Ces conséquences s’observent dans les articles les plus controversés de la loi 21 (qui interdit à certains fonctionnaires de porter des symboles religieux) et de la loi 96 (qui modifie la Charte de la langue française). Ces deux lois ont été adoptées pendant le premier mandat du premier ministre actuel du Québec, François Legault. Ces conséquences se trouvent également dans la loi 4, adoptée en décembre dernier, qui a aboli le serment au roi pour les députés de l’Assemblée nationale.

Un acte de protestation politique

Mais revenons à M. Lévesque. Il a d’abord décidé d’utiliser la clause dérogatoire de la nouvelle Charte des droits et libertés du Canada comme une forme de protestation politique. En juin 1982, l’Assemblée nationale a adopté une loi qui insérait cette clause dans chacune des centaines de lois du Québec. Même la Loi sur les abeilles, qui ne pouvait pas être perçue comme une menace aux droits fondamentaux (du moins pas ceux des êtres humains) a reçu sa clause dérogatoire, qui limitait le plus possible l’application de la Charte canadienne. Le motif invoqué était que cette Charte était considérée illégitime, notamment parce qu’elle entrait en contradiction avec la loi 101 (la Charte de la langue française du Québec), et était donc vue comme une menace à la compétence du Québec sur sa langue et sa culture.

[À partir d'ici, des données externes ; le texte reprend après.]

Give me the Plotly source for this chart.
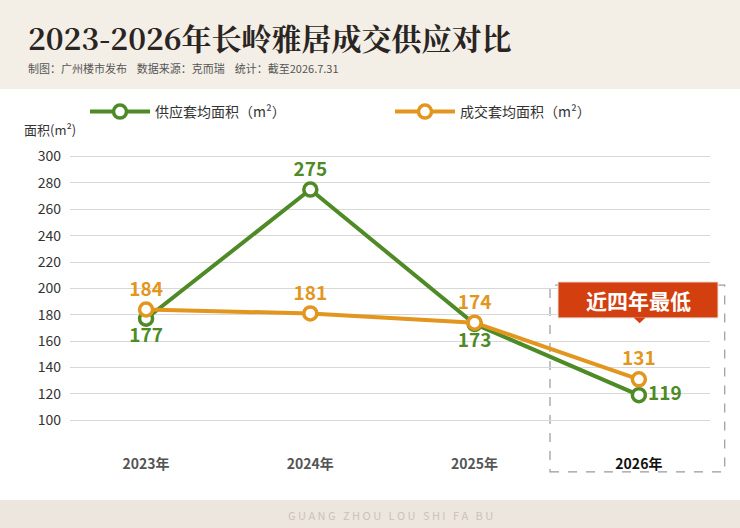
import plotly.graph_objects as go

years = ["2023年", "2024年", "2025年", "2026年"]
supply = [177, 275, 173, 119]
deal = [184, 181, 174, 131]
y_ticks = [100, 120, 140, 160, 180, 200, 220, 240, 260, 280, 300]

GREEN = "#4E8A25"
ORANGE = "#E3961E"
FONT = "Noto Sans CJK SC"

x = list(range(len(years)))
fig = go.Figure()

fig.add_trace(go.Scatter(
    x=x, y=supply, mode="lines+markers+text", name="供应套均面积（m²）",
    line=dict(color=GREEN, width=4),
    marker=dict(size=13, color="white", line=dict(color=GREEN, width=3.5)),
    text=[f"<b>{v}</b>" for v in supply],
    textposition=["bottom center", "top center", "bottom center", "middle right"],
    textfont=dict(size=19, color=GREEN, family=FONT),
))
fig.add_trace(go.Scatter(
    x=x, y=deal, mode="lines+markers+text", name="成交套均面积（m²）",
    line=dict(color=ORANGE, width=4),
    marker=dict(size=13, color="white", line=dict(color=ORANGE, width=3.5)),
    text=[f"<b>{v}</b>" for v in deal],
    textposition="top center",
    textfont=dict(size=19, color=ORANGE, family=FONT),
))

# header band and footer band (paper coords: y=(440-py)/290, x=(px-70)/640)
fig.add_shape(type="rect", xref="paper", yref="paper", x0=-0.12, x1=1.06,
              y0=1.21, y1=1.53, fillcolor="#F3EEE6", line_width=0, layer="below")
fig.add_shape(type="rect", xref="paper", yref="paper", x0=-0.12, x1=1.06,
              y0=-0.31, y1=-0.207, fillcolor="#EDE6DE", line_width=0, layer="below")

# callout dashed box
fig.add_shape(type="rect", xref="paper", yref="paper", x0=0.75, x1=1.023, y0=-0.11, y1=0.534,
              line=dict(color="#999", width=1.2, dash="dash"), layer="below")
fig.add_shape(type="rect", xref="paper", yref="paper", x0=0.7625, x1=1.0125, y0=0.421, y1=0.545,
              fillcolor="#D43F10", line=dict(color="#E8E0D8", width=1))
fig.add_shape(type="path", path="M 0.8806 0.422 L 0.89 0.403 L 0.8994 0.422 Z",
              xref="paper", yref="paper", fillcolor="#D43F10", line_width=0)

def note(x, y, text, size, color, xanchor="center", family=FONT):
    fig.add_annotation(x=x, y=y, xref="paper", yref="paper", text=text, showarrow=False,
                       xanchor=xanchor, yanchor="middle",
                       font=dict(size=size, color=color, family=family))

note(0.8875, 0.483, "<b>近四年最低</b>", 21, "white")
note(-0.068, 1.39, "<b>2023-2026年长岭雅居成交供应对比</b>", 30, "#2A2522", "left",
     "Noto Serif CJK SC, " + FONT)
note(-0.068, 1.282, "制图：广州楼市发布    数据来源：克而瑞    统计：截至2026.7.31", 11, "#555", "left")
note(-0.075, 1.069, "面积(m²)", 13, "#333", "left")
note(0.5, -0.259, "G U A N G   Z H O U   L O U   S H I   F A   B U", 11, "#C9C2BA")

fig.update_xaxes(
    range=[-0.463, 3.433], tickvals=x,
    ticktext=[f"<b>{y}</b>" for y in years[:3]] + [f"<b><span style='color:#111'>{years[3]}</span></b>"],
    tickfont=dict(size=14, color="#555", family=FONT),
    showgrid=False, zeroline=False, showline=False, ticks="", ticklabelstandoff=14,
)
fig.update_yaxes(
    range=[85, 305], tickvals=y_ticks,
    tickfont=dict(size=14, color="#333", family=FONT),
    showgrid=True, gridcolor="#D8D8D8", gridwidth=1, zeroline=False, showline=False,
    ticklabelstandoff=8,
)
fig.update_layout(
    width=740, height=528,
    margin=dict(l=70, r=30, t=150, b=88),
    plot_bgcolor="white", paper_bgcolor="white",
    font=dict(family=FONT),
    showlegend=True,
    legend=dict(orientation="h", x=0.5, xanchor="center", y=1.131, yanchor="middle",
                bgcolor="rgba(0,0,0,0)",
                font=dict(size=14, color="#333", family=FONT), itemwidth=60,
                entrywidth=230),
)

fig.write_html("out.html", config={"displayModeBar": False},
               post_script="document.body.style.margin='0';")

En 1975, Robert Bourassa, le prédécesseur libéral de Lévesque, avait adopté la Charte des droits et libertés de la personne du Québec. Le Québec était la dernière province à le faire, mais pouvait soutenir que sa charte était la plus complète, et elle suscitait la fierté du peuple québécois.

Puisque M. Lévesque ne s’opposait pas au principe d’une charte des droits, il n’a pas invoqué la clause dérogatoire de la Charte québécoise pour protéger la loi 101 et toutes les autres lois du Québec contre l’examen judiciaire.

Cet usage massif, préventif et purement politique de l’article 33 de la Charte canadienne en 1982 a été porté devant la Cour suprême six ans plus tard.

En 1988, dans l’affaire Ford c. Québec (aucun lien avec le premier ministre actuel de l’Ontario), le plus haut tribunal canadien a invalidé la disposition de la loi 101 qui avait imposé la langue officielle du Québec comme seule langue de l’affichage commercial. Elle l’a fait en soulignant que toutes les clauses dérogatoires étaient valides. Elle a décidé que la seule restriction applicable était qu’elles ne pouvaient pas être rétroactives au-delà du 17 avril 1982 parce que la Constitution ne le permettait pas. La Cour suprême a invalidé la règle de l’affichage unilingue en utilisant la Charte québécoise et le fait que sa clause dérogatoire n’avait pas été utilisée par M. Lévesque, parce qu’il n’avait aucun grief de nature politique contre elle.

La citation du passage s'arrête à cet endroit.